Student unions, and the people on their executives are not living the high life. Although I really would like to break a story about a member of the exec embezling money, laughing about it while sipping cognac and smoking a cuban cigar handed to him by a prostitute all paid for with student money, it is unlikely this is going to happen.
One wonders who the gatekeepers telling her such things are , and if they are being truely objective. I’m sure because of the scrutiny that VUWSA comes not only from Salient, but the VUWSA lawyers, accountants that our student union is not acting in such a way.
“A Victoria University student lobby group called for an end to compulsory membership of its students’ association last year after an officer racked up nearly $6000 in calls to a psychic line.”

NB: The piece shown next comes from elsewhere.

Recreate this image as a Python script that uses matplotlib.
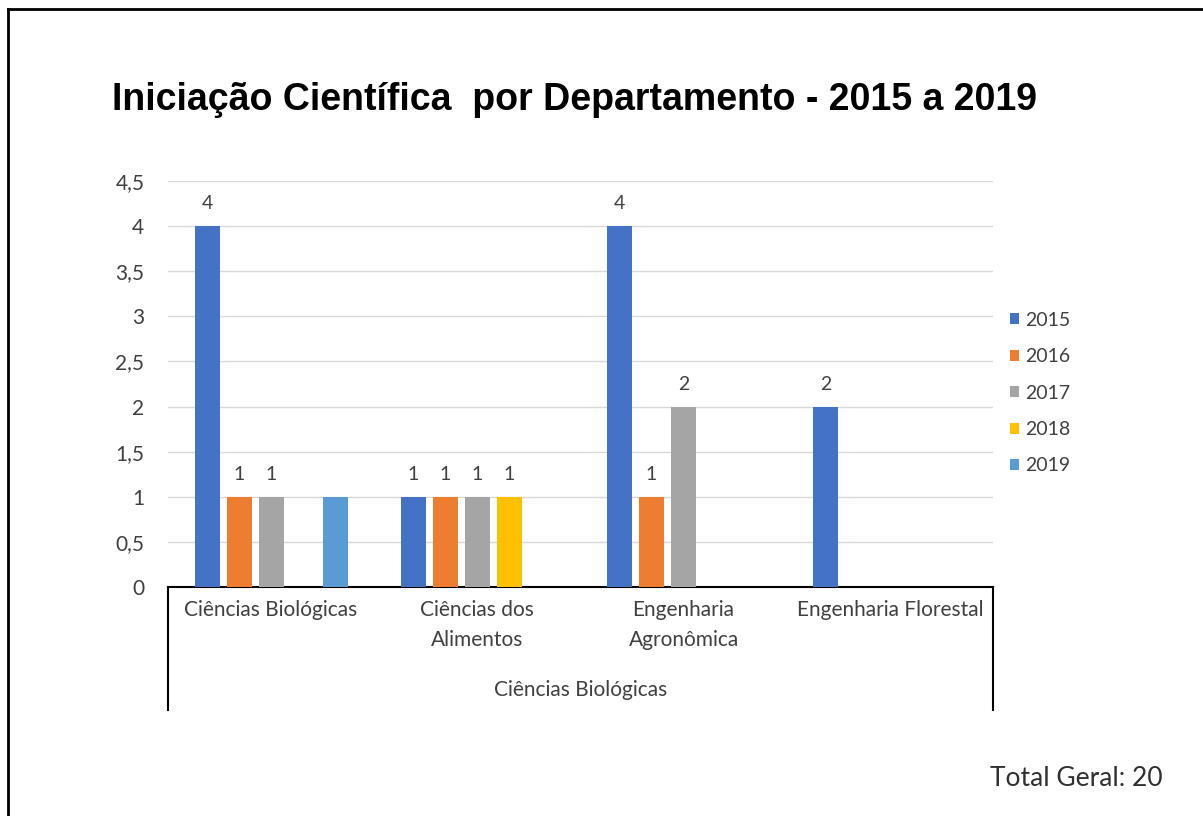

The article in no way distingushes between a paid employee and an elected representative. The person accused was not a student, they were the manager of the students association. The parallel the author draws between the CPSA and Clelia Opie’s psychic hotline scandal is flawed. The writer aslo does not mention that Opie paid back the $6000 of calls she made. It is also debateable that the A-Team ran soley on the basis of Opie fucking up, but more like what they saw as the continued mismanagement by muppets of VUWSA.
This should be a learning experience for not only CPSA but for all student assocations. I personally quite like the system at the moment, and not just because it brings you Salient. Clubs enrich our lives and create a cultural atmosphere at uni. Welfare support ensures that all students can survive. Advocacy means that if we have problems with the university they are solved.